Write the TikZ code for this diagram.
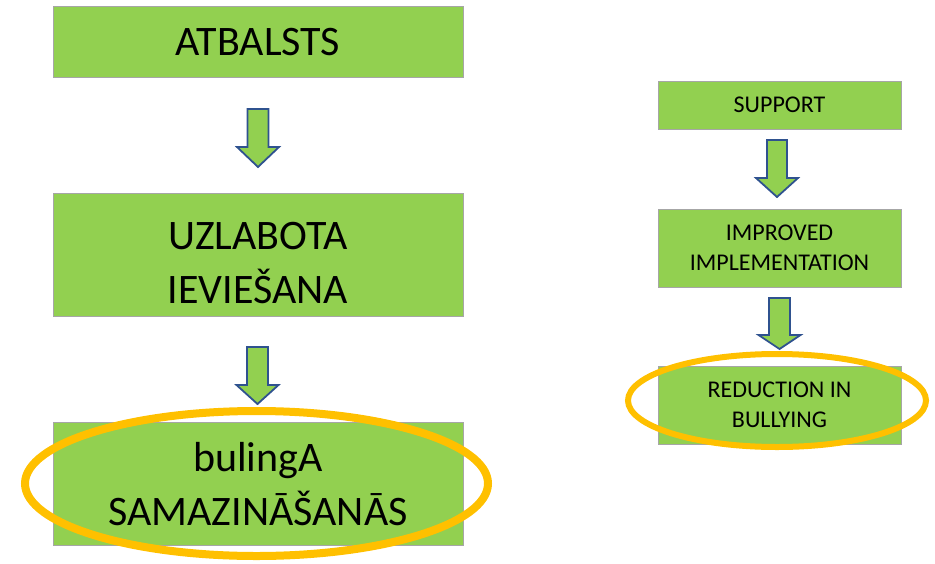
\documentclass[tikz,border=0pt]{standalone}
\usepackage{fontspec}
\setmainfont{Carlito}
\definecolor{boxgreen}{HTML}{92D050}
\definecolor{boxedge}{HTML}{A6A6A6}
\definecolor{arrowedge}{HTML}{2F528F}
\definecolor{ringgold}{HTML}{FFC000}
\newcommand\dnarrow[6]{%
  \draw[blockarrow] (#1-#5,#2) -- (#1+#5,#2) -- (#1+#5,#3) -- (#1+#6,#3) -- (#1,#4) -- (#1-#6,#3) -- (#1-#5,#3) -- cycle;}
\begin{document}
\begin{tikzpicture}[x=1pt,y=-1pt,
  bigbox/.style={draw=boxedge, line width=0.8pt, fill=boxgreen, minimum width=410pt, align=center, inner sep=0pt, font=\fontsize{42}{54}\selectfont},
  smallbox/.style={draw=boxedge, line width=0.8pt, fill=boxgreen, minimum width=243pt, align=center, inner sep=0pt, font=\fontsize{24}{30}\selectfont},
  blockarrow/.style={draw=arrowedge, line width=1.8pt, fill=boxgreen, line join=miter},
  ring/.style={draw=ringgold}]
\useasboundingbox (0,0) rectangle (935,563);
% left column
\node[bigbox, minimum height=71pt] (a1) at (258,42) {ATBALSTS};
\node[bigbox, minimum height=123pt] (a2) at (258,255) {\rule{0pt}{43pt}UZLABOTA\\IEVIEŠANA};
\node[bigbox, minimum height=123pt] (a3) at (258,484) {bulingA\\SAMAZINĀŠANĀS};
% right column
\node[smallbox, minimum height=48pt] (b1) at (779.5,105) {SUPPORT};
\node[smallbox, minimum height=78pt] (b2) at (779.5,248) {IMPROVED\\IMPLEMENTATION};
\node[smallbox, minimum height=78pt] (b3) at (779.5,405) {REDUCTION IN\\BULLYING};
% block arrows
\dnarrow{258}{109}{147}{167}{10.5}{21}
\dnarrow{257.5}{347}{385}{404}{10.5}{21}
\dnarrow{777}{140}{178}{197}{10}{21}
\dnarrow{779.5}{298}{335}{349}{10.5}{21}
% highlight rings
\draw[ring, line width=8pt] (256.5,483.5) ellipse [x radius=231.5pt, y radius=72.5pt];
\draw[ring, line width=6pt] (777,400.5) ellipse [x radius=149pt, y radius=46.5pt];
\end{tikzpicture}
\end{document}
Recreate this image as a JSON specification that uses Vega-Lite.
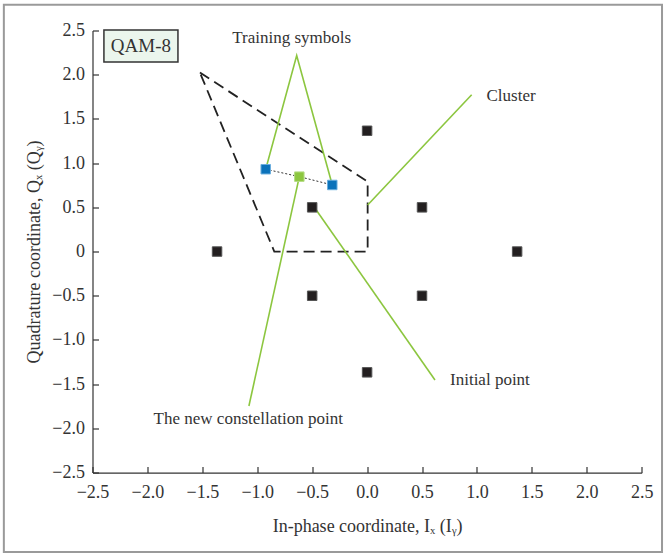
{
  "$schema": "https://vega.github.io/schema/vega-lite/v6.json",
  "width": 549.2,
  "height": 442.1,
  "autosize": {"type": "none"},
  "padding": {"left": 92.5, "top": 30.5, "right": 23.3, "bottom": 82.4},
  "background": "white",
  "config": {
    "view": {"stroke": null},
    "font": "Liberation Serif",
    "axis": {
      "grid": false,
      "domainColor": "#333333",
      "domainWidth": 1.2,
      "tickColor": "#333333",
      "tickWidth": 1.2,
      "tickSize": -6,
      "labelFont": "Liberation Serif",
      "labelFontSize": 18,
      "labelColor": "#333333",
      "titleFont": "Liberation Serif",
      "titleFontSize": 18,
      "titleFontWeight": "normal",
      "titleColor": "#333333"
    }
  },
  "datasets": {
    "frame": [{"x1": -3.307, "x2": 2.685, "y1": 2.79, "y2": -3.398}],
    "box": [{"x1": -2.396, "x2": -1.722, "y1": 2.507, "y2": 2.145, "cx": -2.059, "cy": 2.326, "label": "QAM-8"}],
    "cluster": [
      {"ord": 1, "x": -1.522, "y": 2.024},
      {"ord": 2, "x": 0.005, "y": 0.79},
      {"ord": 3, "x": 0.005, "y": 0.0},
      {"ord": 4, "x": -0.845, "y": 0.0},
      {"ord": 5, "x": -1.522, "y": 2.024}
    ],
    "link": [
      {"ord": 1, "x": -0.923, "y": 0.931},
      {"ord": 2, "x": -0.617, "y": 0.847},
      {"ord": 3, "x": -0.317, "y": 0.753}
    ],
    "pointers": [
      {"seg": "train", "ord": 1, "x": -0.923, "y": 0.931},
      {"seg": "train", "ord": 2, "x": -0.641, "y": 2.216},
      {"seg": "train", "ord": 3, "x": -0.317, "y": 0.753},
      {"seg": "cluster", "ord": 1, "x": 0.005, "y": 0.527},
      {"seg": "cluster", "ord": 2, "x": 0.952, "y": 1.773},
      {"seg": "initial", "ord": 1, "x": -0.468, "y": 0.479},
      {"seg": "initial", "ord": 2, "x": 0.618, "y": -1.452},
      {"seg": "new", "ord": 1, "x": -0.617, "y": 0.847},
      {"seg": "new", "ord": 2, "x": -1.076, "y": -1.747}
    ],
    "points": [
      {"type": "constellation", "x": -1.366, "y": 0},
      {"type": "constellation", "x": 1.366, "y": 0},
      {"type": "constellation", "x": 0, "y": 1.366},
      {"type": "constellation", "x": 0, "y": -1.366},
      {"type": "constellation", "x": -0.5, "y": 0.5},
      {"type": "constellation", "x": 0.5, "y": 0.5},
      {"type": "constellation", "x": -0.5, "y": -0.5},
      {"type": "constellation", "x": 0.5, "y": -0.5},
      {"type": "training", "x": -0.923, "y": 0.931},
      {"type": "training", "x": -0.317, "y": 0.753},
      {"type": "new", "x": -0.617, "y": 0.847}
    ],
    "labelsCenter": [
      {"text": "Training symbols", "x": -0.687, "y": 2.413},
      {"text": "The new constellation point", "x": -1.082, "y": -1.897}
    ],
    "labelsLeft": [
      {"text": "Cluster", "x": 1.087, "y": 1.757},
      {"text": "Initial point", "x": 0.755, "y": -1.452}
    ]
  },
  "layer": [
    {
      "data": {"name": "frame"},
      "mark": {"type": "rect", "filled": false, "stroke": "#9a9a9a", "strokeWidth": 2, "clip": false},
      "encoding": {
        "x": {"field": "x1", "type": "quantitative", "scale": {"domain": [-2.5, 2.5], "nice": false, "zero": false},
          "axis": {"values": [-2.5, -2.0, -1.5, -1.0, -0.5, 0, 0.5, 1.0, 1.5, 2.0, 2.5], "format": ".1f", "labelPadding": 17, "labelFlush": false, "title": "In-phase coordinate, Iₓ (Iᵧ)", "titlePadding": 16}},
        "x2": {"field": "x2"},
        "y": {"field": "y1", "type": "quantitative", "scale": {"domain": [-2.5, 2.5], "nice": false, "zero": false},
          "axis": {"values": [-2.5, -2.0, -1.5, -1.0, -0.5, 0, 0.5, 1.0, 1.5, 2.0, 2.5], "labelExpr": "datum.value == 0 ? '0' : format(datum.value, '.1f')", "labelPadding": 14, "labelFlush": false, "title": "Quadrature coordinate, Qₓ (Qᵧ)", "titlePadding": 8}},
        "y2": {"field": "y2"}
      }
    },
    {
      "data": {"name": "box"},
      "mark": {"type": "rect", "fill": "#ebf6ed", "stroke": "#333333", "strokeWidth": 1.5},
      "encoding": {
        "x": {"field": "x1", "type": "quantitative"},
        "x2": {"field": "x2"},
        "y": {"field": "y1", "type": "quantitative"},
        "y2": {"field": "y2"}
      }
    },
    {
      "data": {"name": "box"},
      "mark": {"type": "text", "fontSize": 19, "color": "#333333", "align": "center", "baseline": "middle"},
      "encoding": {
        "x": {"field": "cx", "type": "quantitative"},
        "y": {"field": "cy", "type": "quantitative"},
        "text": {"field": "label"}
      }
    },
    {
      "data": {"name": "cluster"},
      "mark": {"type": "line", "color": "#222222", "strokeWidth": 1.8, "strokeDash": [11, 6]},
      "encoding": {
        "x": {"field": "x", "type": "quantitative"},
        "y": {"field": "y", "type": "quantitative"},
        "order": {"field": "ord"}
      }
    },
    {
      "data": {"name": "link"},
      "mark": {"type": "line", "color": "#333333", "strokeWidth": 1, "strokeDash": [2, 2]},
      "encoding": {
        "x": {"field": "x", "type": "quantitative"},
        "y": {"field": "y", "type": "quantitative"},
        "order": {"field": "ord"}
      }
    },
    {
      "data": {"name": "pointers"},
      "mark": {"type": "line", "color": "#8cc63f", "strokeWidth": 1.6},
      "encoding": {
        "x": {"field": "x", "type": "quantitative"},
        "y": {"field": "y", "type": "quantitative"},
        "detail": {"field": "seg"},
        "order": {"field": "ord"}
      }
    },
    {
      "data": {"name": "points"},
      "mark": {"type": "point", "shape": "square", "filled": true, "size": 90, "opacity": 1, "strokeWidth": 1},
      "encoding": {
        "x": {"field": "x", "type": "quantitative"},
        "y": {"field": "y", "type": "quantitative"},
        "fill": {"field": "type", "type": "nominal", "scale": {"domain": ["constellation", "training", "new"], "range": ["#231f20", "#0b72ba", "#8cc63f"]}, "legend": null},
        "stroke": {"field": "type", "type": "nominal", "scale": {"domain": ["constellation", "training", "new"], "range": ["#555555", "#6aaede", "#b5dc85"]}, "legend": null}
      }
    },
    {
      "data": {"name": "labelsCenter"},
      "mark": {"type": "text", "fontSize": 17, "color": "#333333", "align": "center", "baseline": "middle"},
      "encoding": {
        "x": {"field": "x", "type": "quantitative"},
        "y": {"field": "y", "type": "quantitative"},
        "text": {"field": "text"}
      }
    },
    {
      "data": {"name": "labelsLeft"},
      "mark": {"type": "text", "fontSize": 17, "color": "#333333", "align": "left", "baseline": "middle"},
      "encoding": {
        "x": {"field": "x", "type": "quantitative"},
        "y": {"field": "y", "type": "quantitative"},
        "text": {"field": "text"}
      }
    }
  ]
}
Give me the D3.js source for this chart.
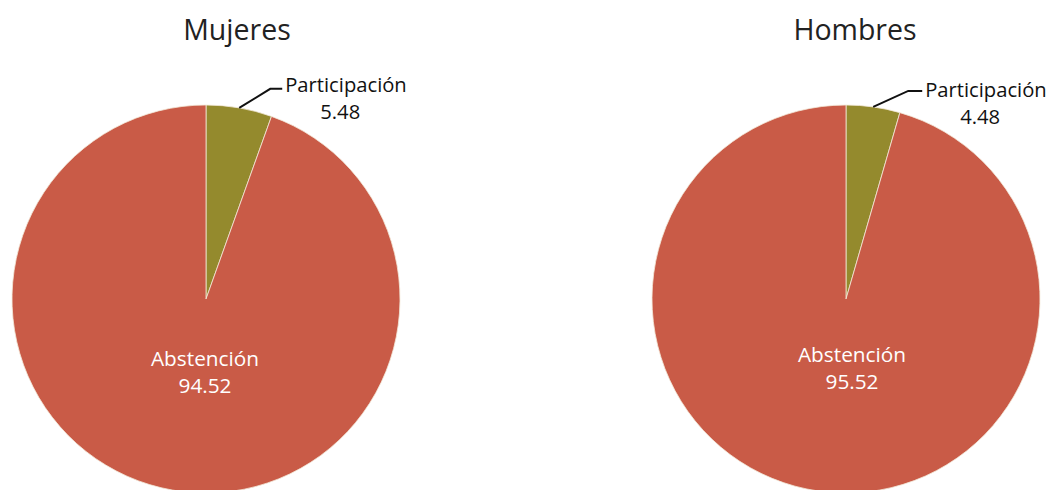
<!DOCTYPE html>
<html><head><meta charset="utf-8">
<script src="https://cdn.jsdelivr.net/npm/d3@7"></script>
<style>body{margin:0;background:#fff;overflow:hidden}</style>
</head><body>
<svg id="c" width="1049" height="490"></svg>
<script>
const titles = ["Mujeres", "Hombres"];
const categories = ["Participación", "Abstención"];
const mujeres = [5.48, 94.52];
const hombres = [4.48, 95.52];
const colors = ["#948A2D", "#C95B47"];

const svg = d3.select("#c");
const font = "'Open Sans', 'Noto Sans', sans-serif";
const R = 194;
const pies = [
  {title: titles[0], values: mujeres, cx: 206, cy: 299, titleX: 237, elbow: [31, -19], seg: 12, base: 3, big: [-1, 67]},
  {title: titles[1], values: hombres, cx: 846, cy: 299, titleX: 855, elbow: [35, -16], seg: 14, base: 6, big: [6, 63]}
];
const pie = d3.pie().sort(null).value(d => d);
const arc = d3.arc().innerRadius(0).outerRadius(R);
const color = d3.scaleOrdinal().domain(categories).range(colors);

pies.forEach(p => {
  svg.append("text").attr("x", p.titleX).attr("y", 40).attr("text-anchor", "middle")
    .attr("font-family", font).attr("font-size", 28.5).attr("fill", "#222").text(p.title);
  const g = svg.append("g").attr("transform", `translate(${p.cx},${p.cy})`);
  const arcs = pie(p.values);
  g.selectAll("path").data(arcs).join("path")
    .attr("d", arc).attr("fill", (d, i) => color(categories[i]))
    .attr("stroke", "#f3e9d8").attr("stroke-width", 0.8);
  // small slice leader
  const a = arcs[0];
  const m = (a.startAngle + a.endAngle) / 2;
  const sx = R * Math.sin(m), sy = -R * Math.cos(m);
  const ex = sx + p.elbow[0], ey = sy + p.elbow[1];
  g.append("polyline").attr("points", `${sx},${sy} ${ex},${ey} ${ex + p.seg},${ey}`)
    .attr("fill", "none").attr("stroke", "#111").attr("stroke-width", 2);
  const tx = ex + p.seg + 3;
  g.append("text").attr("x", tx).attr("y", ey + p.base).attr("font-family", font)
    .attr("font-size", 20.2).attr("fill", "#111").text(categories[0]);
  g.append("text").attr("x", tx + 55).attr("y", ey + p.base + 27).attr("text-anchor", "middle")
    .attr("font-family", font).attr("font-size", 20.2).attr("fill", "#111").text(p.values[0].toFixed(2));
  // big slice label
  const b = g.append("text").attr("text-anchor", "middle").attr("font-family", font)
    .attr("font-size", 20.8).attr("fill", "#fff");
  b.append("tspan").attr("x", p.big[0]).attr("y", p.big[1]).text(categories[1]);
  b.append("tspan").attr("x", p.big[0]).attr("y", p.big[1] + 27).text(p.values[1].toFixed(2));
});
</script>
</body></html>
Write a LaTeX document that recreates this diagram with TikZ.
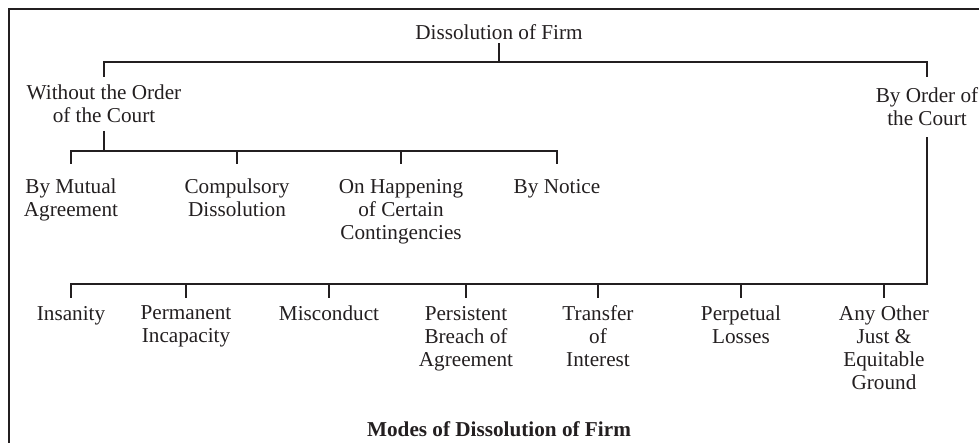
\documentclass[tikz,border=0pt]{standalone}
\usepackage{fontspec}
\setmainfont{Liberation Serif}
\definecolor{ink}{RGB}{35,31,32}

\begin{document}
\begin{tikzpicture}[
  x=0.5pt, y=-0.5pt,
  every node/.style={font=\fontsize{10.6}{11.5}\selectfont, text=ink, align=center, inner xsep=0pt, outer sep=0pt},
  mode/.style={anchor=north, inner ysep=4pt},
  kind/.style={anchor=north, inner ysep=7.5pt},
  ground/.style={anchor=north, inner ysep=4pt},
  tree/.style={draw=ink, line width=1.4pt, line join=miter},
  frame/.style={draw=ink, line width=1.4pt}
]
\useasboundingbox (0,0) rectangle (979,443);
\clip (0,0) rectangle (979,443);
\draw[frame] (9,470) |- (1010,9);

\node[anchor=base, inner ysep=1.5pt] (firm) at (499,40) {Dissolution of Firm};
\node[mode] (without) at (104,77) {Without the Order\\of the Court};
\node[mode, inner ysep=5.5pt] (byorder) at (927,77) {By Order of\\the Court};

\node[kind] (mutual) at (71,164) {By Mutual\\Agreement};
\node[kind] (compulsory) at (237,164) {Compulsory\\Dissolution};
\node[kind] (happening) at (401,164) {On Happening\\of Certain\\Contingencies};
\node[kind] (notice) at (557,164) {By Notice};

\node[ground] (insanity) at (71,298) {Insanity};
\node[ground] (incapacity) at (186,298) {Permanent\\Incapacity};
\node[ground] (misconduct) at (329,298) {Misconduct};
\node[ground] (breach) at (466,298) {Persistent\\Breach of\\Agreement};
\node[ground] (transfer) at (598,298) {Transfer\\of\\Interest};
\node[ground] (losses) at (741,298) {Perpetual\\Losses};
\node[ground] (other) at (884,298) {Any Other\\Just \&\\Equitable\\Ground};

\node[anchor=base, font=\fontsize{10.6}{11.5}\selectfont\bfseries] (caption) at (499,436) {Modes of Dissolution of Firm};

% first split
\coordinate (topbus) at (499,62);
\draw[tree] (firm) -- (topbus);
\draw[tree] (without) |- (topbus) -| (byorder);

% without the order of the court
\coordinate (midbus) at (104,151);
\draw[tree] (without) -- (midbus);
\draw[tree] (mutual) |- (midbus) -| (notice);
\draw[tree] (midbus -| compulsory) -- (compulsory);
\draw[tree] (midbus -| happening) -- (happening);

% by order of the court
\coordinate (lowbus) at (927,284);
\draw[tree] (byorder) -- (lowbus) -| (insanity);
\draw[tree] (lowbus -| incapacity) -- (incapacity);
\draw[tree] (lowbus -| misconduct) -- (misconduct);
\draw[tree] (lowbus -| breach) -- (breach);
\draw[tree] (lowbus -| transfer) -- (transfer);
\draw[tree] (lowbus -| losses) -- (losses);
\draw[tree] (lowbus -| other) -- (other);
\end{tikzpicture}
\end{document}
---------------
**Short task**. Using the data above, print only the lines starting at the one with "Give me the D3.js source for this chart." and ending at the one with "color = d3.scaleOrdinal().domain(categories).range(colors);", exactly as they stand, minus the pictures.

**Output for this task**.
Give me the D3.js source for this chart.
<!DOCTYPE html>
<html><head><meta charset="utf-8">
<script src="https://cdn.jsdelivr.net/npm/d3@7"></script>
<style>body{margin:0;background:#fff;overflow:hidden}</style>
</head><body>
<svg id="c" width="1049" height="490"></svg>
<script>
const titles = ["Mujeres", "Hombres"];
const categories = ["Participación", "Abstención"];
const mujeres = [5.48, 94.52];
const hombres = [4.48, 95.52];
const colors = ["#948A2D", "#C95B47"];

const svg = d3.select("#c");
const font = "'Open Sans', 'Noto Sans', sans-serif";
const R = 194;
const pies = [
  {title: titles[0], values: mujeres, cx: 206, cy: 299, titleX: 237, elbow: [31, -19], seg: 12, base: 3, big: [-1, 67]},
  {title: titles[1], values: hombres, cx: 846, cy: 299, titleX: 855, elbow: [35, -16], seg: 14, base: 6, big: [6, 63]}
];
const pie = d3.pie().sort(null).value(d => d);
const arc = d3.arc().innerRadius(0).outerRadius(R);
const color = d3.scaleOrdinal().domain(categories).range(colors);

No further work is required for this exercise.